| What the task asks |
Write out the material again exactly, please, and omit the pictures.

| Collected data |

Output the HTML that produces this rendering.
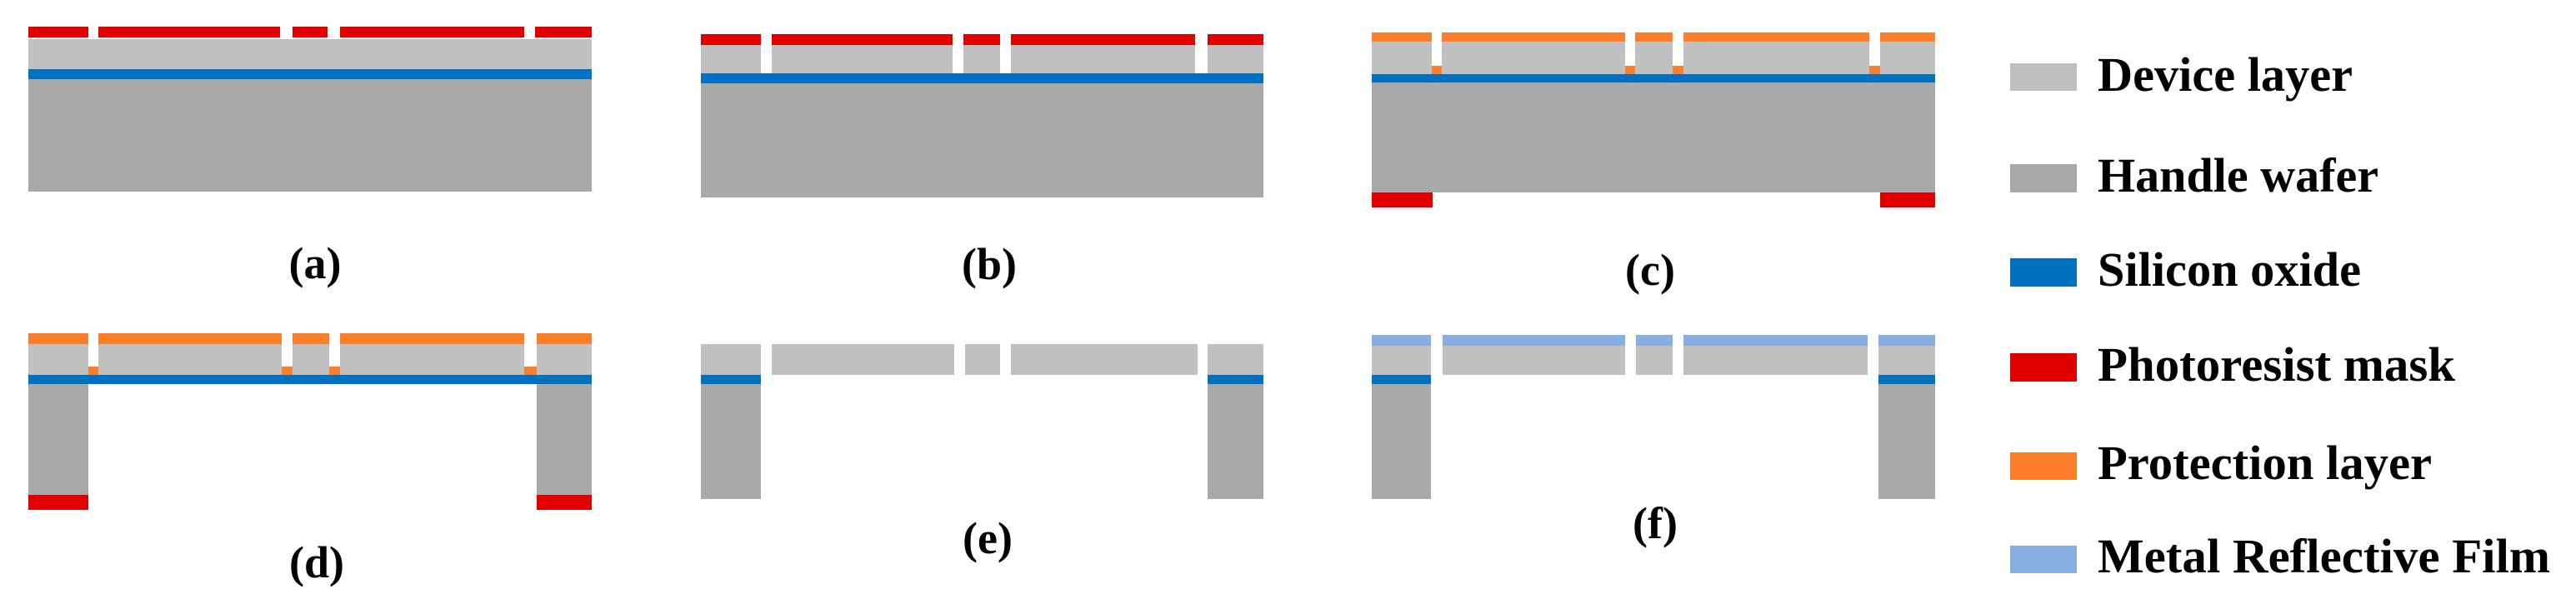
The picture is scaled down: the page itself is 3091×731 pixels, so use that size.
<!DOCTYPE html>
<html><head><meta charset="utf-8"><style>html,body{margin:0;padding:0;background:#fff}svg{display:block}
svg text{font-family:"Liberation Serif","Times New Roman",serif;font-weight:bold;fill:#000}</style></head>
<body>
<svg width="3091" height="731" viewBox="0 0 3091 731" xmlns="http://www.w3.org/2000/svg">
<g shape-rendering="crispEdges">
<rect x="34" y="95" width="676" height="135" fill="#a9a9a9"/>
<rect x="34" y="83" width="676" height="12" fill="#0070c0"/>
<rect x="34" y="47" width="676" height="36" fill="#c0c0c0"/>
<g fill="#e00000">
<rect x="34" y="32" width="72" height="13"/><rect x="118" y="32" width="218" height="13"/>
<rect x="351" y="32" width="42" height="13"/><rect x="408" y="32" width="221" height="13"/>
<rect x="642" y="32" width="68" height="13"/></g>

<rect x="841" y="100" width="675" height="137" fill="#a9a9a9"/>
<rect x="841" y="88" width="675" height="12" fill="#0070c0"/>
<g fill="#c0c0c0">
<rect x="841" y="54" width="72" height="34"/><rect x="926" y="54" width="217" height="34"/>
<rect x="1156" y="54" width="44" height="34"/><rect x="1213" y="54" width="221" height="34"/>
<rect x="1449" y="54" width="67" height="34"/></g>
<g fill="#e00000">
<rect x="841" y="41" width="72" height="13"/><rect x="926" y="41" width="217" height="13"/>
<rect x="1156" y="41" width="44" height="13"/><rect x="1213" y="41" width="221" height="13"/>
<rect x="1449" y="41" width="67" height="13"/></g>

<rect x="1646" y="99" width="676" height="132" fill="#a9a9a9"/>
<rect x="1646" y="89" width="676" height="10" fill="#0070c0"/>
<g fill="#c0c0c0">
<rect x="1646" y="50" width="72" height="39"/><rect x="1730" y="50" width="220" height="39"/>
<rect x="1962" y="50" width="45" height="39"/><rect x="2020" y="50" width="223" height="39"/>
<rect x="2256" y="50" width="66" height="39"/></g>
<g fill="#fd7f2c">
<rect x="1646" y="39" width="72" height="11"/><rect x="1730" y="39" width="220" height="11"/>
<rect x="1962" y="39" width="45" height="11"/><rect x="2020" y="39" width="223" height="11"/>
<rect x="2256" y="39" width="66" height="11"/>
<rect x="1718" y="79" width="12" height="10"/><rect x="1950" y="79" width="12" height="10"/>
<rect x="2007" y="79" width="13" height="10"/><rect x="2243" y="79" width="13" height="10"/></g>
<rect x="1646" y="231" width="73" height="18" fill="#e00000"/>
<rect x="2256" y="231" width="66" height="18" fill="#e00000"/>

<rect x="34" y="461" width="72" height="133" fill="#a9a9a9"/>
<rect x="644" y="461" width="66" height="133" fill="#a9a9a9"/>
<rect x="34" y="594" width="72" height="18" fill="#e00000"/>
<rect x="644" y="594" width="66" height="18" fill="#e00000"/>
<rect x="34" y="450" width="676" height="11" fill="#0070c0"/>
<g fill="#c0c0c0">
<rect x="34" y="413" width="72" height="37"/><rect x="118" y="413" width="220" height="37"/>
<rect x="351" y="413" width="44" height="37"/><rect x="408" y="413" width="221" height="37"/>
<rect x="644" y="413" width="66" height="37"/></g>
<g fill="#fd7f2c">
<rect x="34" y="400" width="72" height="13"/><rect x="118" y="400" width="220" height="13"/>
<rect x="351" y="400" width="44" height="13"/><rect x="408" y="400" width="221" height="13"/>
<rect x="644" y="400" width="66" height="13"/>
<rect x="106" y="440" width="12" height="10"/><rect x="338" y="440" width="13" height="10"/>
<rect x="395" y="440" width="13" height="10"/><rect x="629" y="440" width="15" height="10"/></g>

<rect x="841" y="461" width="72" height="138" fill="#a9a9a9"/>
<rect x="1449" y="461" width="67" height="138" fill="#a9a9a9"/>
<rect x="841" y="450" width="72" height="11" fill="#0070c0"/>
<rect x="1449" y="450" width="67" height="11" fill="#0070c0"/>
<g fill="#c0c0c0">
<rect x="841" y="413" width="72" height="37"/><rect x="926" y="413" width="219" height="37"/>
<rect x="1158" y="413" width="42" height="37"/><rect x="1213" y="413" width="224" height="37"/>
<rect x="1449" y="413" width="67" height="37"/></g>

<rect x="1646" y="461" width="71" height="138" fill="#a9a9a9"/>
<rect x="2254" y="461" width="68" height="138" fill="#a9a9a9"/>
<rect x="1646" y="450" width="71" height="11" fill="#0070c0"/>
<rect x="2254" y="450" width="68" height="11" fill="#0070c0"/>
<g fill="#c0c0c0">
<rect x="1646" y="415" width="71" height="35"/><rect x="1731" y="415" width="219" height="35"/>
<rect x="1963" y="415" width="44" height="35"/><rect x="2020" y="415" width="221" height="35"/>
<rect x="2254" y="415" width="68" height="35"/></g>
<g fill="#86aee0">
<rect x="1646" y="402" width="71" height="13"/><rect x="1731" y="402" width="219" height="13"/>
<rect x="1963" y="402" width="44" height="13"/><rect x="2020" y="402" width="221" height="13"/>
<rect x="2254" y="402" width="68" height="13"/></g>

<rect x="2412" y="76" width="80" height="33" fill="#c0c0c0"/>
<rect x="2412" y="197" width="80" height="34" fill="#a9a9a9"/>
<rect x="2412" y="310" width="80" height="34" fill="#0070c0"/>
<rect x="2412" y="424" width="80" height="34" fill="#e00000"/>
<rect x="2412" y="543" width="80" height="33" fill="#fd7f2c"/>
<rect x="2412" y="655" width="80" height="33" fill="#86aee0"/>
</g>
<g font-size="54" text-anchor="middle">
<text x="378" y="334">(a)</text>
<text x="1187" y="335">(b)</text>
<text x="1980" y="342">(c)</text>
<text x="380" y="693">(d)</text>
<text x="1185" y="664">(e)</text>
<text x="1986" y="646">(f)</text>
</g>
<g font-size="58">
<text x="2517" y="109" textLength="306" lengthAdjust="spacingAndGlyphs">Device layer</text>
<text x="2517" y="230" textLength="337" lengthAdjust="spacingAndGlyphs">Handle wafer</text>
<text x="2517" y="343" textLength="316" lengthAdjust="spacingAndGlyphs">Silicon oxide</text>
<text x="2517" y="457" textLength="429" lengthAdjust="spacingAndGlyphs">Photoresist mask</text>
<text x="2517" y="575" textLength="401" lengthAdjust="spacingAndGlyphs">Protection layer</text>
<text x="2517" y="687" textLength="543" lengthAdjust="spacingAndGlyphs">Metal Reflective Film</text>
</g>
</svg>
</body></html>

| Result for this task |
Output the HTML that produces this rendering.
The picture is scaled down: the page itself is 3091×731 pixels, so use that size.
<!DOCTYPE html>
<html><head><meta charset="utf-8"><style>html,body{margin:0;padding:0;background:#fff}svg{display:block}
svg text{font-family:"Liberation Serif","Times New Roman",serif;font-weight:bold;fill:#000}</style></head>
<body>
<svg width="3091" height="731" viewBox="0 0 3091 731" xmlns="http://www.w3.org/2000/svg">
<g shape-rendering="crispEdges">
<rect x="34" y="95" width="676" height="135" fill="#a9a9a9"/>
<rect x="34" y="83" width="676" height="12" fill="#0070c0"/>
<rect x="34" y="47" width="676" height="36" fill="#c0c0c0"/>
<g fill="#e00000">
<rect x="34" y="32" width="72" height="13"/><rect x="118" y="32" width="218" height="13"/>
<rect x="351" y="32" width="42" height="13"/><rect x="408" y="32" width="221" height="13"/>
<rect x="642" y="32" width="68" height="13"/></g>

<rect x="841" y="100" width="675" height="137" fill="#a9a9a9"/>
<rect x="841" y="88" width="675" height="12" fill="#0070c0"/>
<g fill="#c0c0c0">
<rect x="841" y="54" width="72" height="34"/><rect x="926" y="54" width="217" height="34"/>
<rect x="1156" y="54" width="44" height="34"/><rect x="1213" y="54" width="221" height="34"/>
<rect x="1449" y="54" width="67" height="34"/></g>
<g fill="#e00000">
<rect x="841" y="41" width="72" height="13"/><rect x="926" y="41" width="217" height="13"/>
<rect x="1156" y="41" width="44" height="13"/><rect x="1213" y="41" width="221" height="13"/>
<rect x="1449" y="41" width="67" height="13"/></g>

<rect x="1646" y="99" width="676" height="132" fill="#a9a9a9"/>
<rect x="1646" y="89" width="676" height="10" fill="#0070c0"/>
<g fill="#c0c0c0">
<rect x="1646" y="50" width="72" height="39"/><rect x="1730" y="50" width="220" height="39"/>
<rect x="1962" y="50" width="45" height="39"/><rect x="2020" y="50" width="223" height="39"/>
<rect x="2256" y="50" width="66" height="39"/></g>
<g fill="#fd7f2c">
<rect x="1646" y="39" width="72" height="11"/><rect x="1730" y="39" width="220" height="11"/>
<rect x="1962" y="39" width="45" height="11"/><rect x="2020" y="39" width="223" height="11"/>
<rect x="2256" y="39" width="66" height="11"/>
<rect x="1718" y="79" width="12" height="10"/><rect x="1950" y="79" width="12" height="10"/>
<rect x="2007" y="79" width="13" height="10"/><rect x="2243" y="79" width="13" height="10"/></g>
<rect x="1646" y="231" width="73" height="18" fill="#e00000"/>
<rect x="2256" y="231" width="66" height="18" fill="#e00000"/>

<rect x="34" y="461" width="72" height="133" fill="#a9a9a9"/>
<rect x="644" y="461" width="66" height="133" fill="#a9a9a9"/>
<rect x="34" y="594" width="72" height="18" fill="#e00000"/>
<rect x="644" y="594" width="66" height="18" fill="#e00000"/>
<rect x="34" y="450" width="676" height="11" fill="#0070c0"/>
<g fill="#c0c0c0">
<rect x="34" y="413" width="72" height="37"/><rect x="118" y="413" width="220" height="37"/>
<rect x="351" y="413" width="44" height="37"/><rect x="408" y="413" width="221" height="37"/>
<rect x="644" y="413" width="66" height="37"/></g>
<g fill="#fd7f2c">
<rect x="34" y="400" width="72" height="13"/><rect x="118" y="400" width="220" height="13"/>
<rect x="351" y="400" width="44" height="13"/><rect x="408" y="400" width="221" height="13"/>
<rect x="644" y="400" width="66" height="13"/>
<rect x="106" y="440" width="12" height="10"/><rect x="338" y="440" width="13" height="10"/>
<rect x="395" y="440" width="13" height="10"/><rect x="629" y="440" width="15" height="10"/></g>

<rect x="841" y="461" width="72" height="138" fill="#a9a9a9"/>
<rect x="1449" y="461" width="67" height="138" fill="#a9a9a9"/>
<rect x="841" y="450" width="72" height="11" fill="#0070c0"/>
<rect x="1449" y="450" width="67" height="11" fill="#0070c0"/>
<g fill="#c0c0c0">
<rect x="841" y="413" width="72" height="37"/><rect x="926" y="413" width="219" height="37"/>
<rect x="1158" y="413" width="42" height="37"/><rect x="1213" y="413" width="224" height="37"/>
<rect x="1449" y="413" width="67" height="37"/></g>

<rect x="1646" y="461" width="71" height="138" fill="#a9a9a9"/>
<rect x="2254" y="461" width="68" height="138" fill="#a9a9a9"/>
<rect x="1646" y="450" width="71" height="11" fill="#0070c0"/>
<rect x="2254" y="450" width="68" height="11" fill="#0070c0"/>
<g fill="#c0c0c0">
<rect x="1646" y="415" width="71" height="35"/><rect x="1731" y="415" width="219" height="35"/>
<rect x="1963" y="415" width="44" height="35"/><rect x="2020" y="415" width="221" height="35"/>
<rect x="2254" y="415" width="68" height="35"/></g>
<g fill="#86aee0">
<rect x="1646" y="402" width="71" height="13"/><rect x="1731" y="402" width="219" height="13"/>
<rect x="1963" y="402" width="44" height="13"/><rect x="2020" y="402" width="221" height="13"/>
<rect x="2254" y="402" width="68" height="13"/></g>

<rect x="2412" y="76" width="80" height="33" fill="#c0c0c0"/>
<rect x="2412" y="197" width="80" height="34" fill="#a9a9a9"/>
<rect x="2412" y="310" width="80" height="34" fill="#0070c0"/>
<rect x="2412" y="424" width="80" height="34" fill="#e00000"/>
<rect x="2412" y="543" width="80" height="33" fill="#fd7f2c"/>
<rect x="2412" y="655" width="80" height="33" fill="#86aee0"/>
</g>
<g font-size="54" text-anchor="middle">
<text x="378" y="334">(a)</text>
<text x="1187" y="335">(b)</text>
<text x="1980" y="342">(c)</text>
<text x="380" y="693">(d)</text>
<text x="1185" y="664">(e)</text>
<text x="1986" y="646">(f)</text>
</g>
<g font-size="58">
<text x="2517" y="109" textLength="306" lengthAdjust="spacingAndGlyphs">Device layer</text>
<text x="2517" y="230" textLength="337" lengthAdjust="spacingAndGlyphs">Handle wafer</text>
<text x="2517" y="343" textLength="316" lengthAdjust="spacingAndGlyphs">Silicon oxide</text>
<text x="2517" y="457" textLength="429" lengthAdjust="spacingAndGlyphs">Photoresist mask</text>
<text x="2517" y="575" textLength="401" lengthAdjust="spacingAndGlyphs">Protection layer</text>
<text x="2517" y="687" textLength="543" lengthAdjust="spacingAndGlyphs">Metal Reflective Film</text>
</g>
</svg>
</body></html>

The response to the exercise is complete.